Every year in March, more than sixty U.S. college basketball teams are selected to play in the NCAA Tournament, the championship of college basketball. For approximately three weeks, teams battle each other in a winners advance/losers eliminated format. One of the most compelling aspects of the tournament is that small colleges with unsung basketball programs compete against large universities with well-established basketball programs, often resulting in upsets and the emergence of “Cinderella” teams that advance far beyond expectations. The spectacle has become known as “March Madness,” due in large part to unpredictable results and last-second upsets.

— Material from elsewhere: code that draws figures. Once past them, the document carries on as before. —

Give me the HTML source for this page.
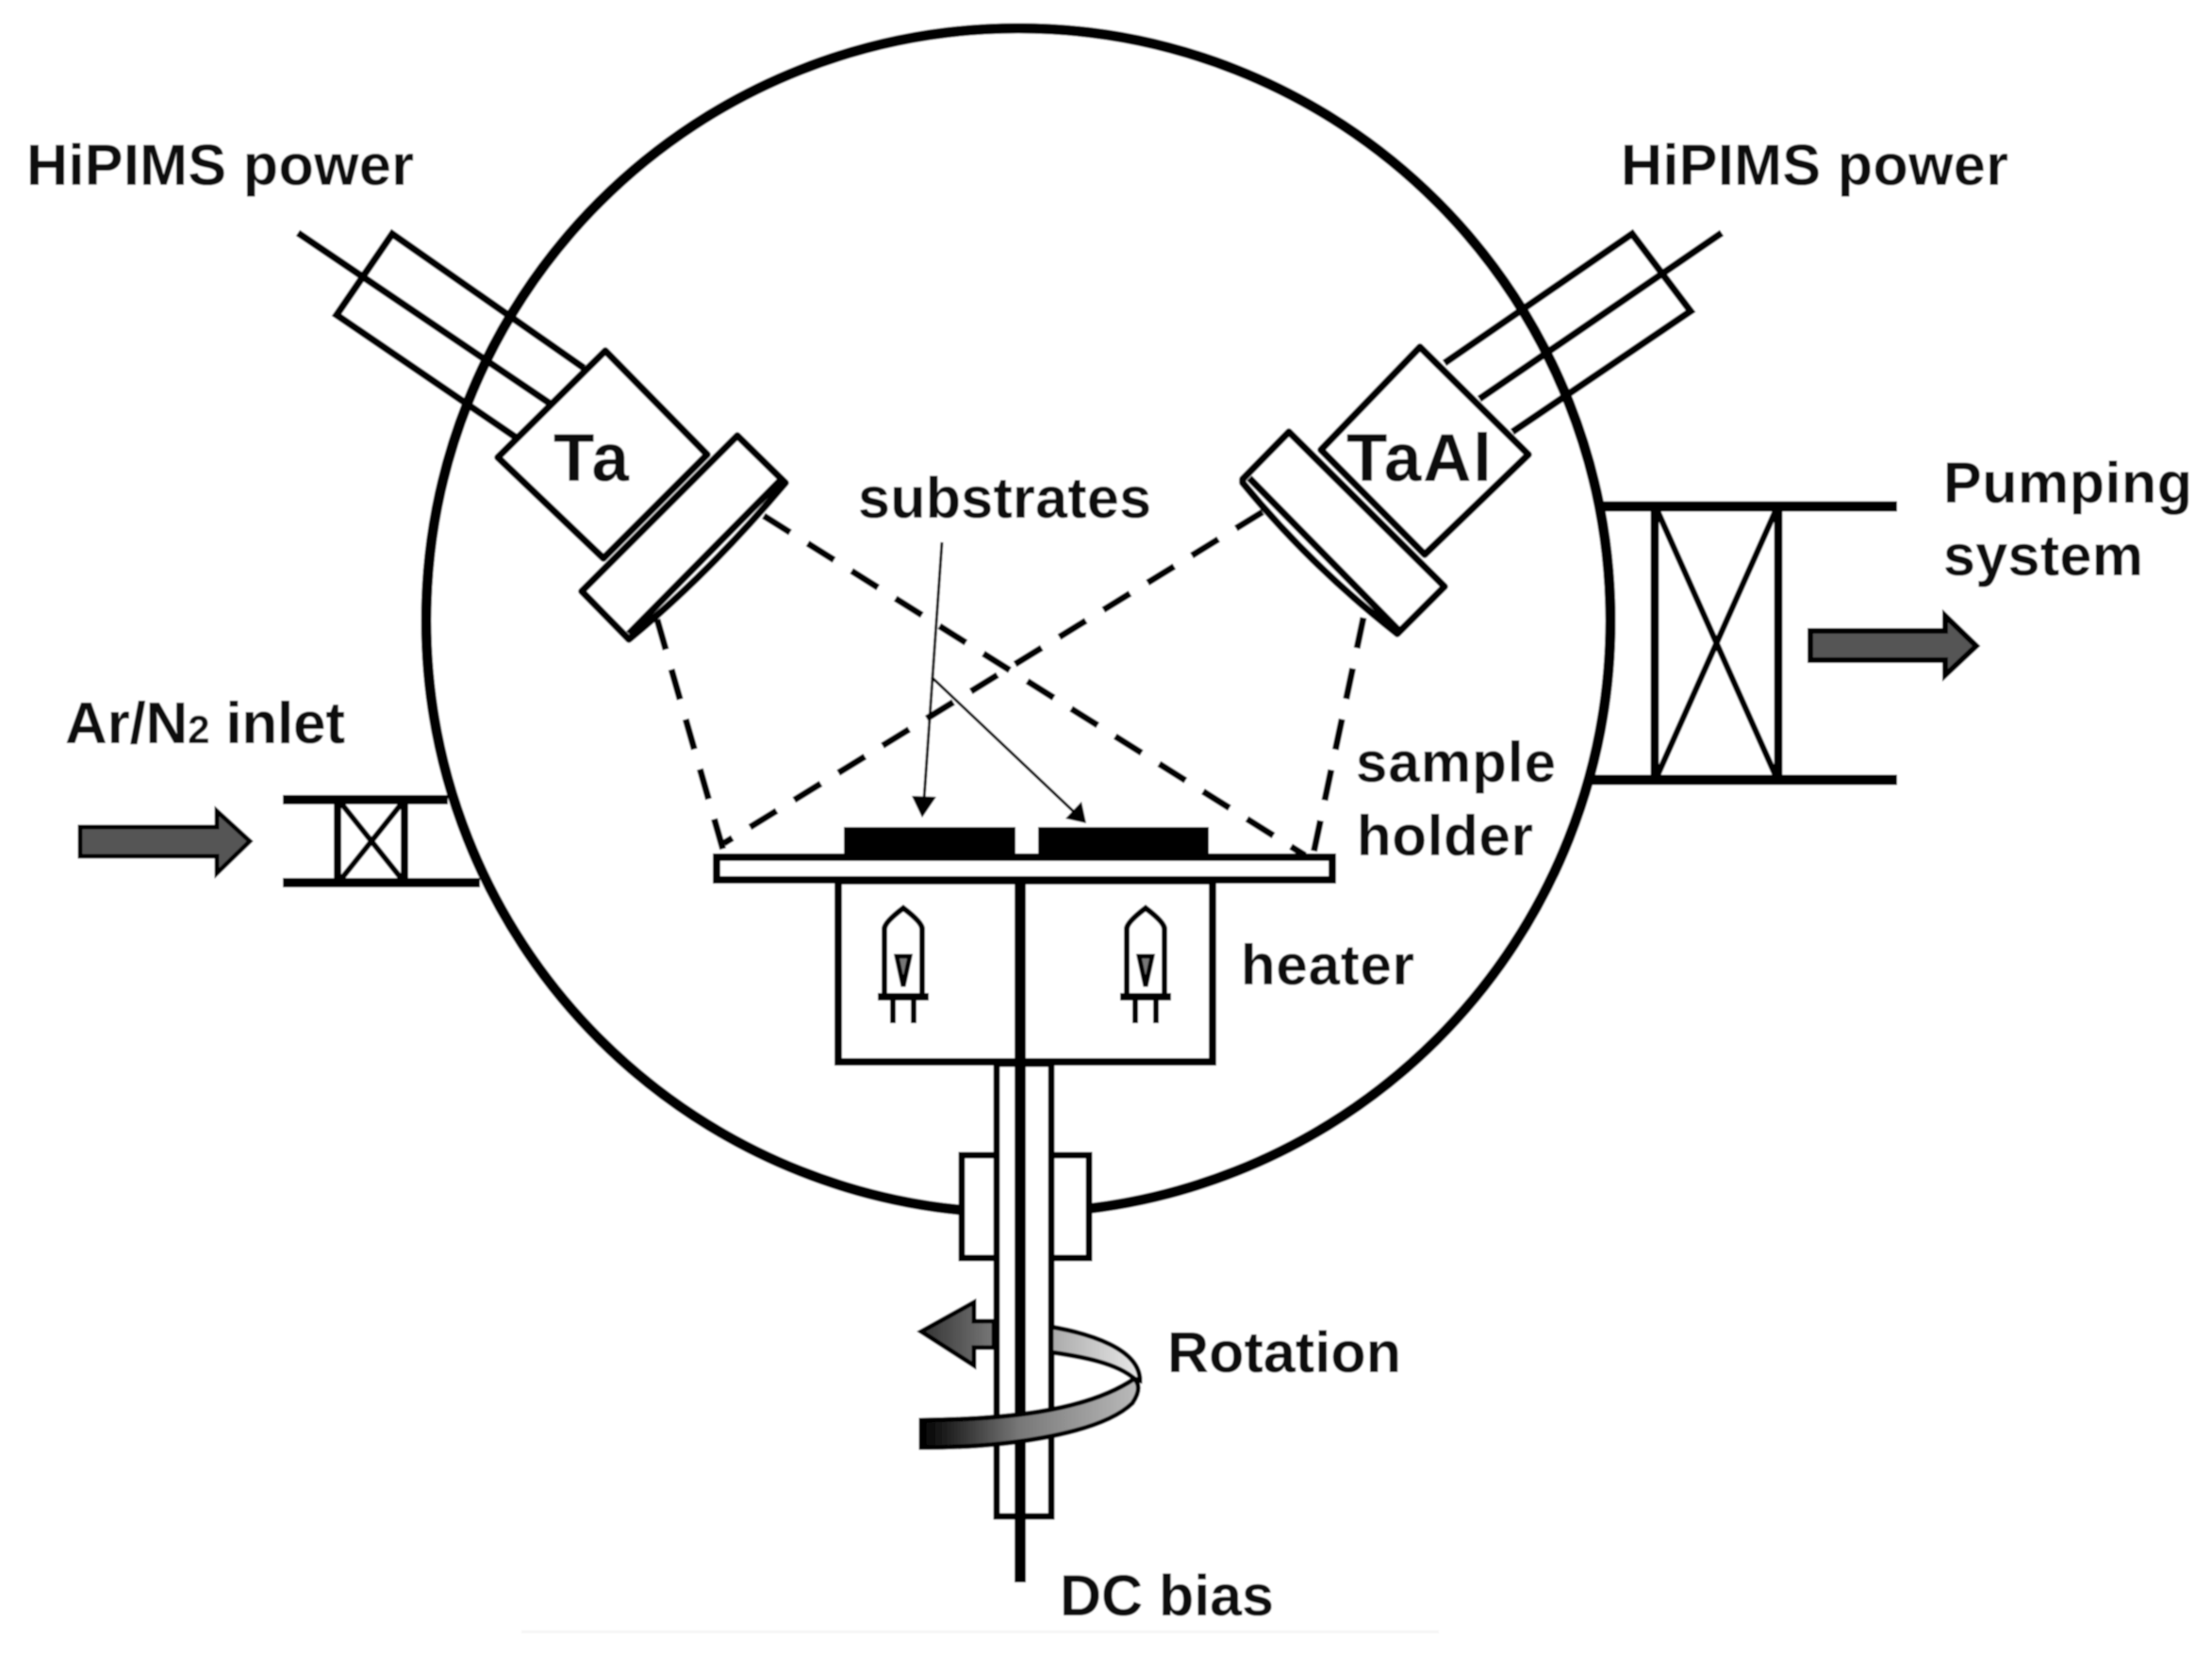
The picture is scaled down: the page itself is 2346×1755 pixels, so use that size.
<!DOCTYPE html>
<html><head><meta charset="utf-8"><style>
html,body{margin:0;padding:0;background:#fff}
svg{display:block}
text{font-family:"Liberation Sans",Arial,sans-serif;font-weight:bold;fill:#0c0c0c}
</style></head><body>
<svg width="2346" height="1755" viewBox="0 0 2346 1755" xmlns="http://www.w3.org/2000/svg">
<defs>
<linearGradient id="g1" x1="0" x2="1" y1="0" y2="0"><stop offset="0" stop-color="#333"/><stop offset="1" stop-color="#777"/></linearGradient>
<linearGradient id="g2" x1="0" x2="1" y1="0" y2="0"><stop offset="0" stop-color="#000"/><stop offset="0.45" stop-color="#777"/><stop offset="1" stop-color="#bbb"/></linearGradient>
<linearGradient id="g3" x1="0" x2="1" y1="0" y2="0"><stop offset="0" stop-color="#aaa"/><stop offset="1" stop-color="#e8e8e8"/></linearGradient>
<filter id="b" x="0" y="0" width="100%" height="100%"><feGaussianBlur stdDeviation="0.9"/></filter>
</defs>
<g filter="url(#b)">
<rect width="2346" height="1755" fill="#fff"/>
<circle cx="1080" cy="658" r="628" fill="none" stroke="#000" stroke-width="11"/>
<rect x="553" y="1729" width="973" height="3" fill="#f6f6f6"/>

<!-- Tubes -->
<g fill="none" stroke="#000" stroke-width="7.5">
<polyline points="619,390 416,248 357,334 546,463"/>
<line x1="316" y1="247" x2="582" y2="427"/>
<polyline points="1532,385 1731,248 1793,330 1604,458"/>
<line x1="1826" y1="247" x2="1569" y2="423"/>
</g>

<!-- Dashed lines -->
<g fill="none" stroke="#000" stroke-width="7" stroke-dasharray="33 22">
<line x1="810" y1="547" x2="1384" y2="907"/>
<line x1="1339" y1="543" x2="768" y2="894"/>
<line x1="697" y1="657" x2="768" y2="905"/>
<line x1="1446" y1="655" x2="1392" y2="910"/>
</g>

<!-- Ta cathode -->
<g fill="#fff" stroke="#000" stroke-width="7.5" stroke-linejoin="round">
<polygon points="642,372 528,485 640,592 750,482"/>
<path d="M782,462 L833,512 Q751,609 667,678 L617,627Z"/>
<path d="M827,510L667,672" fill="none"/>
<!-- TaAl cathode -->
<polygon points="1506,368 1621,482 1511,588 1401,477"/>
<path d="M1367,458 L1532,622 L1482,672 Q1390,600 1318,512 L1318,508Z"/>
<path d="M1325,507L1482,667" fill="none"/>
</g>
<text x="587" y="510" font-size="71" textLength="80">Ta</text>
<text x="1428" y="510" font-size="71" textLength="154">TaAl</text>

<!-- Inlet -->
<g fill="none" stroke="#000">
<path d="M300 848H475M300 936H509" stroke-width="10"/>
<path d="M358 848V936M429 848V936" stroke-width="8"/>
<path d="M362 852L426 932M426 852L362 932" stroke-width="6"/>
</g>
<polygon points="85,877 230,877 230,860 265,892 230,926 230,908 85,908" fill="#555" stroke="#000" stroke-width="5"/>

<!-- Pump -->
<g fill="none" stroke="#000">
<path d="M1692 537H2012M1688 827H2012" stroke-width="11"/>
<path d="M1755 537V827M1886 537V827" stroke-width="9"/>
<path d="M1758 542L1883 822M1883 542L1758 822" stroke-width="6.5"/>
</g>
<polygon points="1920,669 2063,669 2063,653 2096,685 2063,716 2063,700 1920,700" fill="#555" stroke="#000" stroke-width="6"/>

<!-- Heater -->
<rect x="889" y="934" width="397" height="192" fill="#fff" stroke="#000" stroke-width="8"/>
<!-- Holder -->
<rect x="760" y="909" width="653" height="24" fill="#fff" stroke="#000" stroke-width="8"/>
<rect x="895" y="877" width="182" height="36" fill="#000"/>
<rect x="1101" y="877" width="181" height="36" fill="#000"/>

<!-- Lamps -->
<g fill="none" stroke="#000" stroke-width="6">
<path d="M938 1055V985Q938 978 958 963Q978 978 978 985V1055"/>
<path d="M931 1057H985" stroke-width="8"/>
<path d="M947 1060V1085M969 1060V1085"/>
<path d="M951 1014H965L958 1046Z" fill="#777" stroke-width="5"/>
<path d="M1195 1055V985Q1195 978 1215 963Q1235 978 1235 985V1055"/>
<path d="M1188 1057H1242" stroke-width="8"/>
<path d="M1204 1060V1085M1226 1060V1085"/>
<path d="M1208 1014H1222L1215 1046Z" fill="#777" stroke-width="5"/>
</g>

<!-- Flange and stem -->
<rect x="1020" y="1225" width="135" height="109" fill="#fff" stroke="#000" stroke-width="7"/>
<rect x="1057" y="1128" width="58" height="480" fill="#fff" stroke="#000" stroke-width="7"/>

<!-- Rotation band upper -->
<path d="M1115 1407C1155 1414 1209 1430 1209 1464L1203 1462C1185 1446 1150 1439 1115 1434Z" fill="url(#g3)" stroke="#000" stroke-width="5"/>
<path d="M1082 934V1678" stroke="#000" stroke-width="12" fill="none"/>
<!-- Rotation band lower -->
<path d="M977 1506C1060 1505 1150 1498 1203 1462C1209 1468 1209 1476 1201 1488C1170 1518 1080 1535 977 1535Z" fill="url(#g2)" stroke="#000" stroke-width="5"/>
<!-- Rotation arrow -->
<polygon points="1054,1401 1033,1401 1033,1381 977,1412 1033,1448 1033,1429 1054,1429" fill="url(#g1)" stroke="#000" stroke-width="5"/>

<!-- Substrate pointers -->
<g stroke="#000" stroke-width="3" fill="none">
<path d="M999 575L980 848"/>
<path d="M988 718L1138 860"/>
</g>
<polygon points="967,844 993,845 978,867" fill="#000"/>
<polygon points="1130,868 1147,850 1152,873" fill="#000"/>

<!-- Labels -->
<text x="28" y="196" font-size="61" textLength="411">HiPIMS power</text>
<text x="1719" y="196" font-size="61" textLength="411">HiPIMS power</text>
<text x="910" y="549" font-size="61" textLength="311">substrates</text>
<text x="2061" y="533" font-size="61" textLength="264">Pumping</text>
<text x="2061" y="610" font-size="61" textLength="212">system</text>
<text x="69" y="788" font-size="62" textLength="297">Ar/N<tspan font-size="42">2</tspan> inlet</text>
<text x="1438" y="829" font-size="60" textLength="212">sample</text>
<text x="1439" y="907" font-size="60" textLength="187">holder</text>
<text x="1316" y="1044" font-size="60" textLength="184">heater</text>
<text x="1238" y="1455" font-size="61" textLength="248">Rotation</text>
<text x="1124" y="1713" font-size="61" textLength="227">DC bias</text>
</g>
</svg>
</body></html>
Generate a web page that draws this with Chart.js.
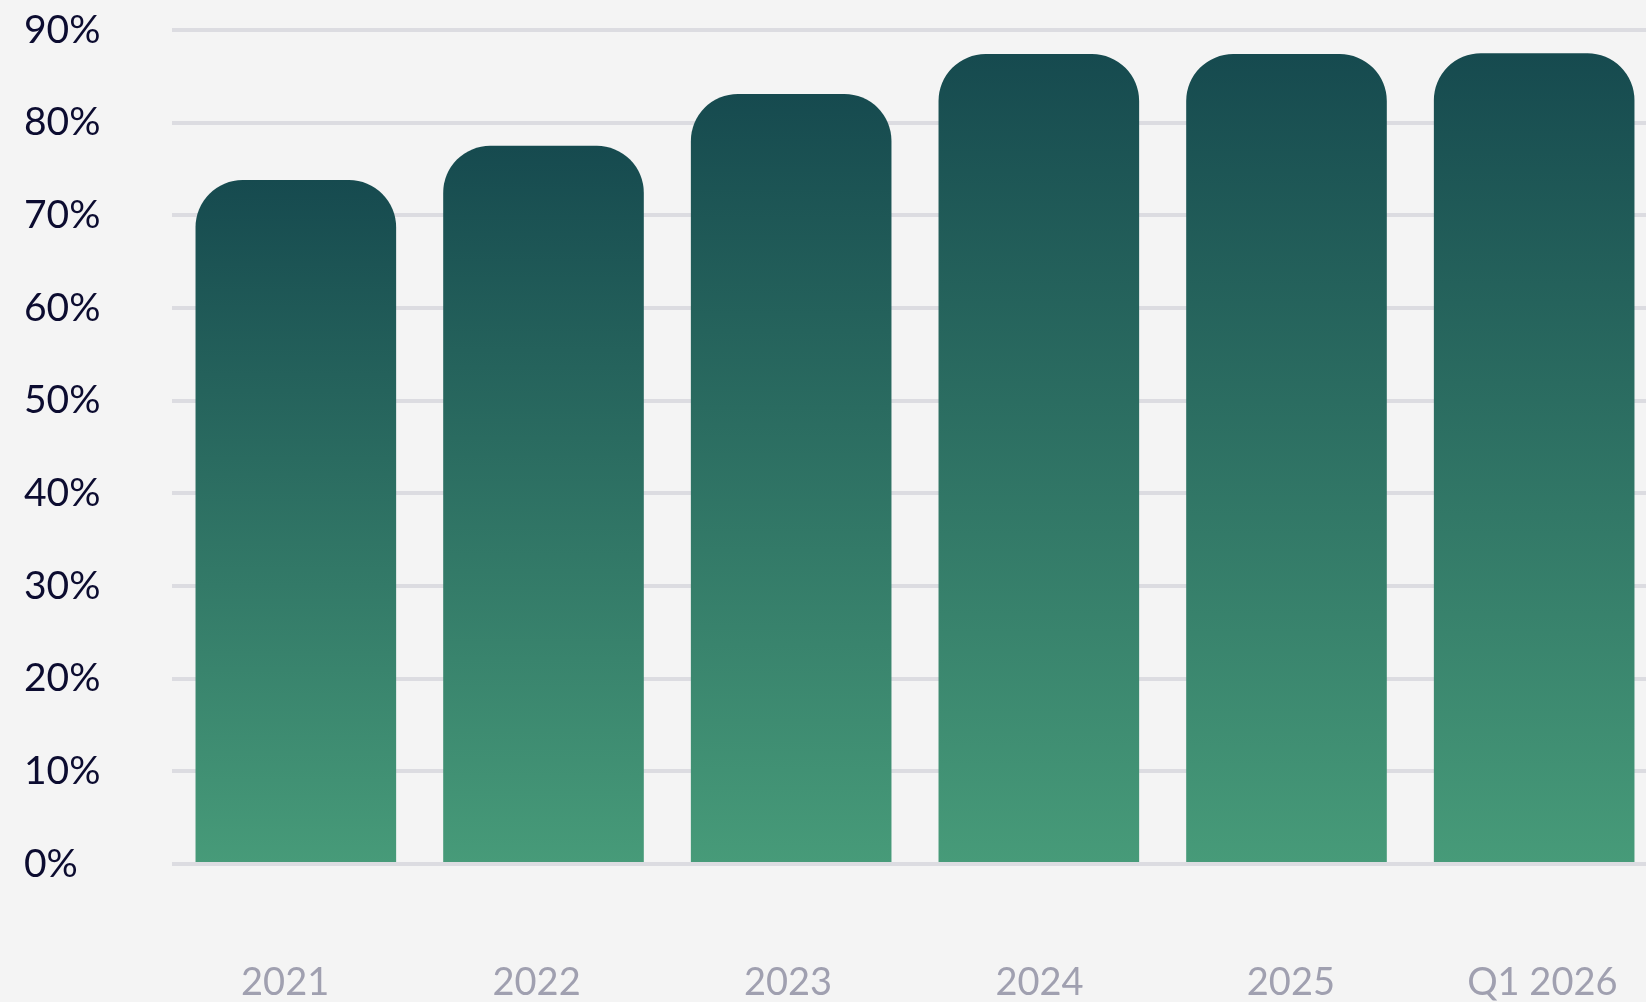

Especially for smaller colleges and universities, the NCAA Tournament is about more than simply basketball. It is also about increased revenues from licensed merchandise. As reported by Forbes, sales of collegiate retail items were $4.62 billion in 2012, second only to Major League Baseball in total licensing revenue. The publicity that the tournament brings results in increased sales of licensed merchandise such as clothing and souvenirs. For example, in 2006, George Mason University’s licensing revenue increased by 143% when it surprisingly reached the semifinals of the tournament.
This year, Florida Gulf Coast University (“FGCU”) of Fort Myers, Florida became the first team in NCAA history to advance to the “Sweet Sixteen” (i.e., final sixteen teams) after being seeded fifteenth out of sixteen teams in its region. Until now, the school was relatively unknown in basketball circles. Classes only began in 1997, and the school did not have a men’s basketball program until 2002. The attention and media coverage that the school received as a result of its tournament appearance resulted in merchandise sales that far exceeded previous levels – $200,000 worth of licensed merchandise this March compared with $20,000 in March 2012.
The increased exposure that FGCU has received has also resulted in potential trademark disputes over the term “DUNK CITY”. The term refers to the basketball team’s high-paced offense that yielded 144 dunks this year. Within days after FGCU advanced to the Sweet Sixteen, trademark applications began to be filed for the term. A review of the U.S. Patent and Trademark Office’s database reveals five pending trademark applications that incorporate the term “DUNK CITY” for such items as apparel, restaurant and bar services and sports camp services, none of which appear to be related to FGCU. All of these trademark applications were filed since the last week of March by Florida-based Applicants on an intent-to-use basis (i.e., the Applicants have not yet begun to use the trademark in commerce). Thus, there will likely be disputes going forward regarding which party or parties have the legitimate right to use the trademark. Incredulously, some have even suggested that the trademark rights should belong to the University of Southern California, who hired FGCU’s basketball coach after the team was eliminated from the NCAA Tournament.
Because trademark rights are derived from use in commerce, FGCU, which has previously sold merchandise bearing the “DUNK CITY” trademark, will have priority over the other Applicants at least with regard to the goods and/or services that it has sold bearing the mark. It is possible that one or more intent-to-use Applicants may claim legitimate rights to, for example, “restaurant and bar services” and/or “sports camp services,” on the grounds that FGCU has not used the “DUNK CITY” trademark in connection with these services. It appears, however, that FGCU originated and popularized the “DUNK CITY” trademark. Thus, the intent-to-use Applicants may be considered mere interlopers attempting to take advantage of the sudden popularity of FGCU and its basketball program. Should these disputes proceed to Court, FGCU would have an advantage in a trademark infringement litigation to enforce its rights, because Florida courts place special emphasis on whether the alleged infringer has adopted the disputed trademark in bad faith. Here, a compelling argument could be made that the intent-to-use Applicants have adopted their trademarks with bad faith intent to profit from the goodwill created by FGCU. For all of these reasons, we expect that FGCU will ultimately prevail in these disputes.